Kevin has poured himself a tumbler full of whiskey, giving up the charade of coffee. He offers it to me; I shake my head, then take it and sip. The whiskey burns my throat, and I cough a little when I hand it back.
“I’ll call her tomorrow, maybe,” he says. “She’ll have Missy next month, so I guess she should know. For practical considerations.” He takes a swallow and smiles; I suppose whiskey is something that takes getting used to, too. “I don’t miss her.”
“Me neither.”
“Do you miss Matt?”
“After—what?—ten years? Not particularly. I haven’t seen him since I can’t remember when.”
“It’s weird, isn’t it? You live with someone, share a bed and a life and—well, when they’re gone, you can’t even remember what they look like.”
“Amnesia,” I say. “That’s what gets us through. If we couldn’t forget things, we’d never repeat the same mistakes, and the species would die out in a generation or two.”
“That’s a pretty grim assessment.”
“It is, isn’t it?” I snatch the tumbler from him, spilling a little, and take a bigger swallow. It still burns, but I can understand how it could be a pleasant burn given enough time and forgetting.
“I heard someplace,” he says, “that women are programmed to forget the pain of childbirth. So they’re willing to do it again.”
“I’ve heard that, too.” I take another sip. “Backs up my theory.”
“Sorry—“
“For what?”
He takes the glass back from me. “For being an inconsiderate cad and a lousy big brother. I’m really glad you were here for Missy.”
“Me too.” The clock on the stove reads quarter past eleven. “But I should get home now—work tomorrow.”
“You can crash here if you like.”
I shake my head. “I can’t sleep in a strange bed anymore. I’m old. Let me check in on Missy and I’ll be gone.”
While Kevin swallows the last of his drink and loads the dishwasher, I climb the stairs to Missy’s room. She’s still smooth-faced in sleep, with those beautiful brown ringlets on her pillow, but she’s kicked her covers off and has a hand splayed across her belly. I pull the comforter back over her and put the box of Pamprin on her nightstand where she’ll find it in the morning. Maybe by then she’ll have forgotten tonight’s cramps, or at least have edited them down to something manageable like a stubbed toe or a sprained ankle.

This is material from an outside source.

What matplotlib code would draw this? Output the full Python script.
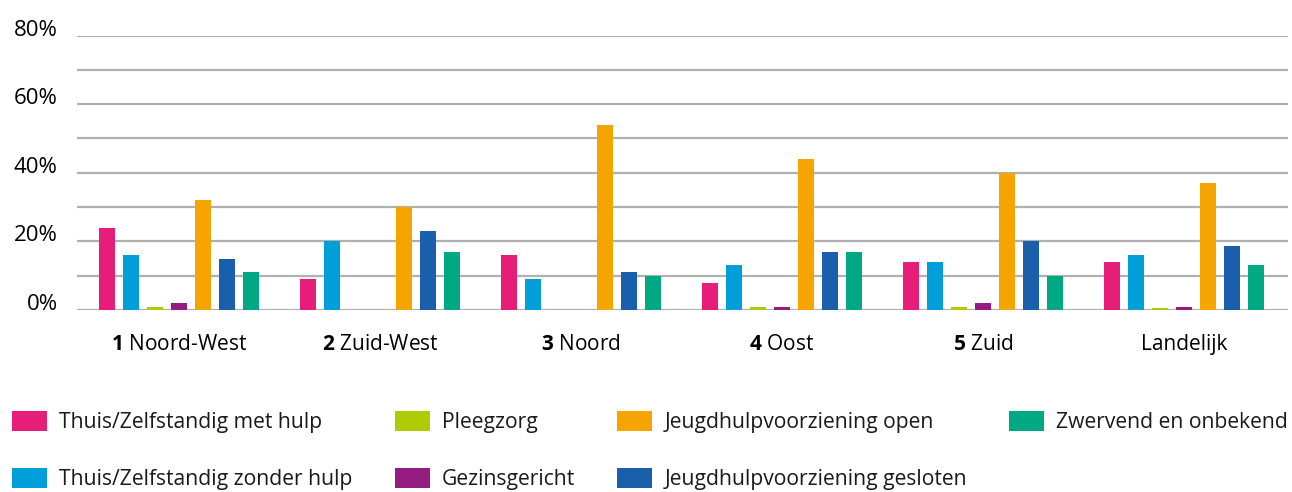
import numpy as np
import matplotlib
matplotlib.use("Agg")
import matplotlib.pyplot as plt
from matplotlib.patches import Patch

# regions on the x axis
regions = [r"$\mathbf{1}$ Noord-West", r"$\mathbf{2}$ Zuid-West", r"$\mathbf{3}$ Noord",
           r"$\mathbf{4}$ Oost", r"$\mathbf{5}$ Zuid", "Landelijk"]

# percentage per place of stay, one list per series
met_hulp = [24, 9, 16, 8, 14, 14]
zonder_hulp = [16, 20, 9, 13, 14, 16]
pleegzorg = [1, 0, 0, 1, 1, 0.7]
gezinsgericht = [2, 0, 0, 1, 2, 1]
jhv_open = [32, 30, 54, 44, 40, 37]
jhv_gesloten = [15, 23, 11, 17, 20, 18.6]
zwervend = [11, 17, 10, 17, 10, 13]

series_names = ["Thuis/Zelfstandig met hulp", "Thuis/Zelfstandig zonder hulp", "Pleegzorg",
                "Gezinsgericht", "Jeugdhulpvoorziening open", "Jeugdhulpvoorziening gesloten",
                "Zwervend en onbekend"]
series_colors = ["#E61E78", "#009FDA", "#AFCB05", "#951B81", "#F6A500", "#1A5FAB", "#00A884"]

y_ticks = [0, 20, 40, 60, 80]
y_labels = ["0%", "20%", "40%", "60%", "80%"]

plt.rcParams['font.family'] = ['Open Sans', 'DejaVu Sans']
plt.rcParams['mathtext.fontset'] = 'custom'
plt.rcParams['mathtext.bf'] = 'Open Sans:bold'
plt.rcParams['mathtext.rm'] = 'Open Sans'
plt.rcParams['text.color'] = '#1a1a1a'

fig = plt.figure(figsize=(12.92, 4.92), dpi=100)
ax = fig.add_axes([77 / 1292, 1 - 310 / 492, (1288 - 77) / 1292, (310 - 35.5) / 492])

data = [met_hulp, zonder_hulp, pleegzorg, gezinsgericht, jhv_open, jhv_gesloten, zwervend]
x = np.arange(len(regions))
step = 0.1194
width = 0.0796
for i, vals in enumerate(data):
    ax.bar(x + (i - 3) * step, vals, width=width, color=series_colors[i], zorder=3)

ax.set_ylim(0, 80)
ax.set_xlim(-0.507, 5.517)
for g in range(0, 81, 10):
    ax.axhline(g, color='#b0b0b0', lw=1.6, zorder=1)

for s in ax.spines.values():
    s.set_visible(False)

ax.set_yticks(y_ticks)
ax.set_yticklabels(y_labels, fontsize=16)
ax.tick_params(axis='y', length=0, pad=14)
for lab in ax.get_yticklabels():
    lab.set_verticalalignment('baseline')

ax.set_xticks(x)
ax.set_xticklabels(regions, fontsize=15)
ax.tick_params(axis='x', length=0, pad=17)

handles = [Patch(facecolor=c, edgecolor='none') for c in series_colors]
fig.legend(handles, series_names, loc='upper left', bbox_to_anchor=(12 / 1292, 1 - 411 / 492),
           ncol=4, frameon=False, fontsize=15.2, handlelength=1.66, handleheight=1.09,
           handletextpad=0.57, labelspacing=1.63, columnspacing=2.0,
           borderpad=0, borderaxespad=0)

fig.savefig("out.png", dpi=100)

My own amnesia is imperfect, selective, smoothing some things soft but leaving others jagged and sharp. Maybe women forget childbirth, but I’ve never forgotten the miscarriage, never forgotten the white hot spike in my belly or the blood on my nightgown or the drive to the hospital, Matt hunched over the wheel while I bit my arm until I broke the skin then bit some more. I can replay every stop-frame second, back it up and play it again, and every time it ends the same way. I can forget Matt to the point I wouldn’t recognize him in a crowd. But I cannot forget Trevor, the boy I never met.
Melissa starts to shrug the covers off again, and I tuck them in a little tighter. Until a few years ago she still had Trevor’s yellow blanket, reduced to a tattered rag; she wrapped her dolls in it when I took her to the park. I’m sure Kevin and Donna had forgotten where it came from; I’m sure if I searched, I’d find it abandoned in a box with the rest of her discarded childhood.
It’s late, and I want to lie down beside Missy and sleep with her hand in mine. But if I leave now, I can be home before midnight. Late, but not too late to call Peter. I’ll apologize for getting him up, I’ll tell him I was up all night talking with Kevin but I’ll be evasive when he asks what we were talking about. And I’ll ask him to play hooky tomorrow, meet me downtown for an ice cream lunch, and ride the elevator with me to the top of Minneapolis.